Superhyrophobic Surface, Theory, Applications and Technological Importance
Selçuk Özcan1*, Gökhan Açıkbaş 2, Nurcan Çalış Açıkbaş3
1Chemical Engineering Department, Bilecik Seyh Edebali University , Bilecik, Turkey
2Bilecik Şeyh Edebali Üniversitesi, Meslek Yüksekokulu, Metalürji Programı , Bilecik, Turkey
3Metallurgy and Materials Engineering Department, Bilecik Seyh Edebali University , Bilecik, Turkey
* Corresponding author: selcuk.ozcan@bilecik.edu.tr
Presented at the Ist International Symposium on Innovative Approaches in Scientific Studies (ISAS 2018), Kemer-Antalya, Turkey, Apr 11, 2018
SETSCI Conference Proceedings, 2018, 2, Page (s): 79-79 , https://doi.org/
Published Date: 23 June 2018 | 1081 8
Abstract
Superhydrophobic surfaces and materials received great attention of scientists and engineers due to their unwetting, self cleaning and antimicrobial properties. Hydrophobic surfaces are defined as having sessile water drop contact angle greater than 90°, while surfaces with contact angles larger than 150◦ are rendered as superhydrophobic. Superhydrophobic surfaces, originally inspired by nature, have attracted an increasing scientific and technological interest in the past few decades. In nature superhydrophobic character is common to many plants, such as lotus leaves.

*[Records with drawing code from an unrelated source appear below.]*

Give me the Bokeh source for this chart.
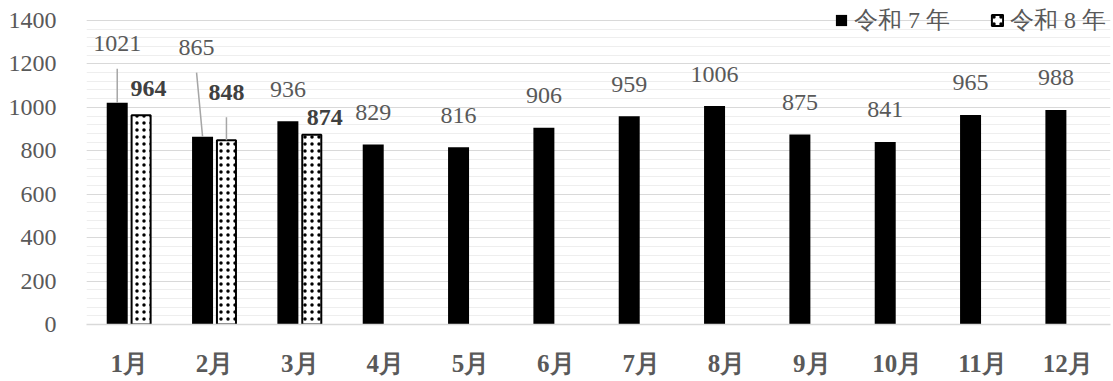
import numpy as np
from bokeh.plotting import figure
from bokeh.models import (ColumnDataSource, Range1d, SingleIntervalTicker,
                          FixedTicker, Legend, LegendItem)
from bokeh.core.properties import value
from bokeh.embed import file_html
from bokeh.resources import INLINE

# ---------------- data ----------------
months = ["1月", "2月", "3月", "4月", "5月", "6月",
          "7月", "8月", "9月", "10月", "11月", "12月"]
series_names = ["令和 7 年", "令和 8 年"]
r7_values = [1021, 865, 936, 829, 816, 906, 959, 1006, 875, 841, 965, 988]
r8_values = [964, 848, 874]
y_max = 1400
y_step = 200

# ---------------- styling ----------------
FONT = "Liberation Serif"
GRAY = "#595959"
FW = 1024
FH_AXIS = 304        # pixel height of the 0..y_max span
TOP_EXTRA = 16       # extra frame room above y_max (for the legend)
FH = FH_AXIS + TOP_EXTRA
OFF = 0.14          # dodge of each series from category centre
W7, W8 = 0.246, 0.223
LABEL_DY = -32      # default label centre above bar top (px)
# manual label nudges (px): (series, index) -> (dx, dy from bar top)
nudges = {(0, 0): (0, -59), (0, 1): (-6, -89),
          (1, 0): (7.5, -27), (1, 1): (0, -48), (1, 2): (13, -17)}
px_x = FW / len(months)
px_y = FH_AXIS / y_max
y_top = y_max * FH / FH_AXIS

p = figure(frame_width=FW, frame_height=FH,
           x_range=Range1d(0.5, len(months) + 0.5), y_range=Range1d(0, y_top),
           output_backend="svg", toolbar_location=None,
           min_border_left=86, min_border_right=3,
           min_border_top=20 - TOP_EXTRA, min_border_bottom=57)
p.outline_line_color = None
p.background_fill_color = "white"
p.border_fill_color = "white"

x_pos = np.arange(1, len(months) + 1)

# bars
src7 = ColumnDataSource(dict(x=x_pos - OFF, top=r7_values))
bar7 = p.vbar(x="x", top="top", bottom=0, width=W7, source=src7,
              fill_color="black", line_color=None)
src8 = ColumnDataSource(dict(x=x_pos[:len(r8_values)] + OFF, top=r8_values))
bar8 = p.vbar(x="x", top="top", bottom=0, width=W8, source=src8,
              fill_color="white", line_color="black", line_width=2,
              hatch_pattern="dot", hatch_color="black", hatch_scale=7,
              hatch_weight=2)

# labels + leader lines
lines_x0, lines_y0, lines_x1, lines_y1 = [], [], [], []
for s, (vals, xs) in enumerate([(r7_values, x_pos - OFF),
                                (r8_values, x_pos[:len(r8_values)] + OFF)]):
    lx, ly, lt, dxs, dys = [], [], [], [], []
    for i, v in enumerate(vals):
        dx, dy = nudges.get((s, i), (0, LABEL_DY))
        lx.append(xs[i]); ly.append(v); lt.append(str(v))
        dxs.append(dx); dys.append(dy)
        if dy < -40:
            lines_x0.append(xs[i]); lines_y0.append(v)
            lines_x1.append(xs[i] + dx / px_x)
            lines_y1.append(v + (-(dy + 25)) / px_y)
    p.text(x="x", y="y", text="t", x_offset="dx", y_offset="dy",
           source=ColumnDataSource(dict(x=lx, y=ly, t=lt, dx=dxs, dy=dys)),
           text_font=value(FONT), text_font_size="24px",
           text_font_style="bold" if s == 1 else "normal",
           text_color="#404040" if s == 1 else GRAY,
           text_align="center", text_baseline="middle")

p.segment(x0=lines_x0, y0=lines_y0, x1=lines_x1, y1=lines_y1,
          line_color="#a6a6a6", line_width=1.5)

# axes
yt = SingleIntervalTicker(interval=y_step, num_minor_ticks=5)
p.yaxis.ticker = yt
p.yaxis.bounds = (0, y_max)
p.yaxis.axis_line_color = None
p.yaxis.major_tick_line_color = None
p.yaxis.minor_tick_line_color = None
p.yaxis.major_label_standoff = 24
p.yaxis.major_label_text_font = FONT
p.yaxis.major_label_text_font_size = "24px"
p.yaxis.major_label_text_color = GRAY

p.ygrid.ticker = yt
p.ygrid.bounds = (0, y_max)
p.ygrid.grid_line_color = "#d9d9d9"
p.ygrid.minor_grid_line_color = "#eeeeee"
p.xgrid.grid_line_color = None

p.xaxis.ticker = FixedTicker(ticks=[int(v) for v in x_pos])
p.xaxis.major_label_overrides = {int(i): m for i, m in zip(x_pos, months)}
p.xaxis.axis_line_color = "#d9d9d9"
p.xaxis.axis_line_width = 1.5
p.xaxis.major_tick_line_color = None
p.xaxis.minor_tick_line_color = None
p.xaxis.major_label_standoff = 19
p.xaxis.major_label_text_font = FONT
p.xaxis.major_label_text_font_size = "25px"
p.xaxis.major_label_text_font_style = "bold"
p.xaxis.major_label_text_color = GRAY

legend = Legend(items=[LegendItem(label=series_names[0], renderers=[bar7]),
                       LegendItem(label=series_names[1], renderers=[bar8])],
                orientation="horizontal", location=(748, 288),
                label_text_font=FONT, label_text_font_size="24px",
                label_text_color=GRAY, glyph_width=14, glyph_height=14,
                label_standoff=6, spacing=40, padding=0, margin=0,
                background_fill_alpha=0, border_line_color=None)
p.add_layout(legend)

open("out.html", "w").write(file_html(p, INLINE))
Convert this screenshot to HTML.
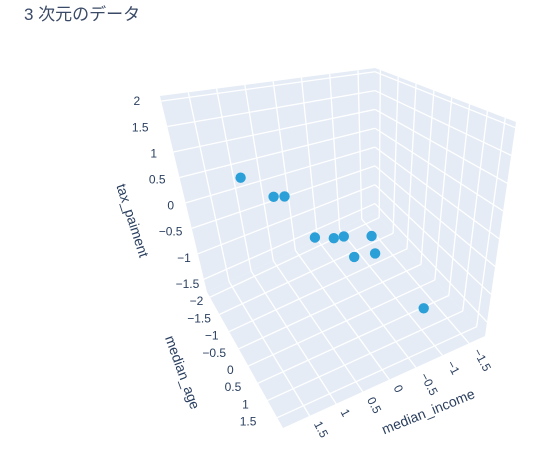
<!DOCTYPE html>
<html><head><meta charset="utf-8"><style>
html,body{margin:0;padding:0;background:#fff;}
svg text{font-family:"Liberation Sans","Noto Sans CJK JP",sans-serif;fill:#2a3f5f;}
</style></head><body>
<svg id="chart" width="540" height="462" viewBox="0 0 540 462">
<text x="24" y="20" font-size="17" fill="#444" style="fill:#3a4a66">3 次元のデータ</text>
<g id="walls"></g><g id="grid"></g><g id="ticks"></g><g id="pts"></g>
<text transform="translate(128,222) rotate(72)" text-anchor="middle" font-size="14">tax_paiment</text>
<text transform="translate(178,374) rotate(70)" text-anchor="middle" font-size="14">median_age</text>
<text transform="translate(430,416) rotate(-22)" text-anchor="middle" font-size="14">median_income</text>
</svg>
<script>
const incomeValues=[1.58,1.05,0.86,0.37,0.02,-0.17,-0.70,-0.36,-0.77,-1.23];
const ageValues=[-0.37,-0.37,-0.37,-0.37,-0.37,-0.37,-0.37,-0.37,-0.37,0.62];
const taxValues=[1.14,0.68,0.64,-0.26,-0.39,-0.42,-0.60,-0.89,-0.98,-1.67];
const incomeTicks=[-1.5,-1,-0.5,0,0.5,1,1.5];
const ageTicks=[-2,-1.5,-1,-0.5,0,0.5,1,1.5];
const taxTicks=[-1.5,-1,-0.5,0,0.5,1,1.5,2];
const incRange=[2.0,-1.8], ageRange=[-2.15,1.8], zRange=[-1.75,2.1];
const F={"00":[207,292],"10":[375,213],"01":[283,428],"11":[485,336]};
const T={"00":[160,96],"10":[375,68],"01":[267,163],"11":[516,122]};
function bil(C,a,b){return [0,1].map(i=>(1-a)*(1-b)*C["00"][i]+a*(1-b)*C["10"][i]+(1-a)*b*C["01"][i]+a*b*C["11"][i]);}
function P(a,b,c){const f=bil(F,a,b),t=bil(T,a,b);return [f[0]+c*(t[0]-f[0]),f[1]+c*(t[1]-f[1])];}
const ax=v=>(v-incRange[0])/(incRange[1]-incRange[0]);
const bx=v=>(v-ageRange[0])/(ageRange[1]-ageRange[0]);
const cx=v=>(v-zRange[0])/(zRange[1]-zRange[0]);
const NS="http://www.w3.org/2000/svg";
function mk(tag,at,parent){const e=document.createElementNS(NS,tag);for(const k in at)e.setAttribute(k,at[k]);document.getElementById(parent).appendChild(e);return e;}
function poly(pts){return pts.map(p=>p[0].toFixed(1)+","+p[1].toFixed(1)).join(" ");}
function lbl(v){return String(v).replace("-","\u2212");}
let w;
w=mk("polygon",{points:poly([P(0,0,0),P(1,0,0),P(1,0,1),P(0,0,1)]),fill:"#e5ecf6"},"walls");


w=mk("polygon",{points:poly([P(1,0,0),P(1,1,0),P(1,1,1),P(1,0,1)]),fill:"#e5ecf6"},"walls");


w=mk("polygon",{points:poly([P(0,0,0),P(1,0,0),P(1,1,0),P(0,1,0)]),fill:"#e5ecf6"},"walls");


function line(p,q,name){const l=mk("line",{x1:p[0],y1:p[1],x2:q[0],y2:q[1],stroke:"#fff","stroke-width":1.3},"grid");

}
incomeTicks.forEach(v=>{const a=ax(v);line(P(a,0,0),P(a,0,1),'income-grid-wall');line(P(a,0,0),P(a,1,0),'income-grid-floor');});
ageTicks.forEach(v=>{const b=bx(v);line(P(1,b,0),P(1,b,1),'age-grid-wall');line(P(0,b,0),P(1,b,0),'age-grid-floor');});
taxTicks.forEach(v=>{const c=cx(v);line(P(0,0,c),P(1,0,c),'tax-grid-left');line(P(1,0,c),P(1,1,c),'tax-grid-right');});
taxTicks.forEach(v=>{const c=cx(v),k=1-c;const p=P(0,0,c);const t=mk("text",{x:(p[0]-21.5+18*k).toFixed(1),y:(p[1]+4+5*k).toFixed(1),"text-anchor":"end","font-size":12},"ticks");t.textContent=lbl(v);

});
ageTicks.forEach(v=>{const b=bx(v);const p=P(0,b,0);const t=mk("text",{x:(p[0]-6-16*b).toFixed(1),y:(p[1]+8).toFixed(1),"text-anchor":"end","font-size":12},"ticks");t.textContent=lbl(v);

});
incomeTicks.forEach(v=>{const p=P(ax(v),1,0);const x=p[0]+4,y=p[1]+8;const t=mk("text",{transform:`translate(${x.toFixed(1)},${y.toFixed(1)}) rotate(62)`,"font-size":12},"ticks");t.textContent=lbl(v);

});
incomeValues.forEach((v,i)=>{const p=P(ax(v),bx(ageValues[i]),cx(taxValues[i]));const c=mk("circle",{cx:p[0].toFixed(1),cy:p[1].toFixed(1),r:5.2,fill:"#2a9fd8"},"pts");

});
</script>
</body></html>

The hydrophobicity can have its source chemically and/or topographically. While the former is explained on the basis of Young’s theory, the latter is modeled by Wenzel and Cassie-Baxter models. The Young’s model states that a smooth solid surface with a lower free energy has a higher sessile liquid drop contact angle since any isolated system changes to achieve a minimum free energy. Whether a smooth surface is hydrophilic or hydrophobic depends on the solid-liquid and solid-air interfacial energies. Wenzel model states that the contact between a rough solid surface and a liquid is uninterrupted, and the increased surface area of the solid due to
roughness causes a chemically hydrophilic surface to have a further decreased contact angle, while on a chemically hydrophobic surface the contact angle rises above that of the smooth surface. However, CassieBaxter model assumes air pockets to be trapped between the rough solid surface and the liquid and a chemically hydrophilic surface may become hydrophobic and vice versa depending on the solid-air, liquid-air interfacial energies. The superhydrophobicity is a required property especially for keeping the surfaces free of wetting, and thus avoiding contamination by water based slurries, suspensions, and solutions. These types of surfaces are also classified as self-cleaning due to the difference in advancing and receding contact angles.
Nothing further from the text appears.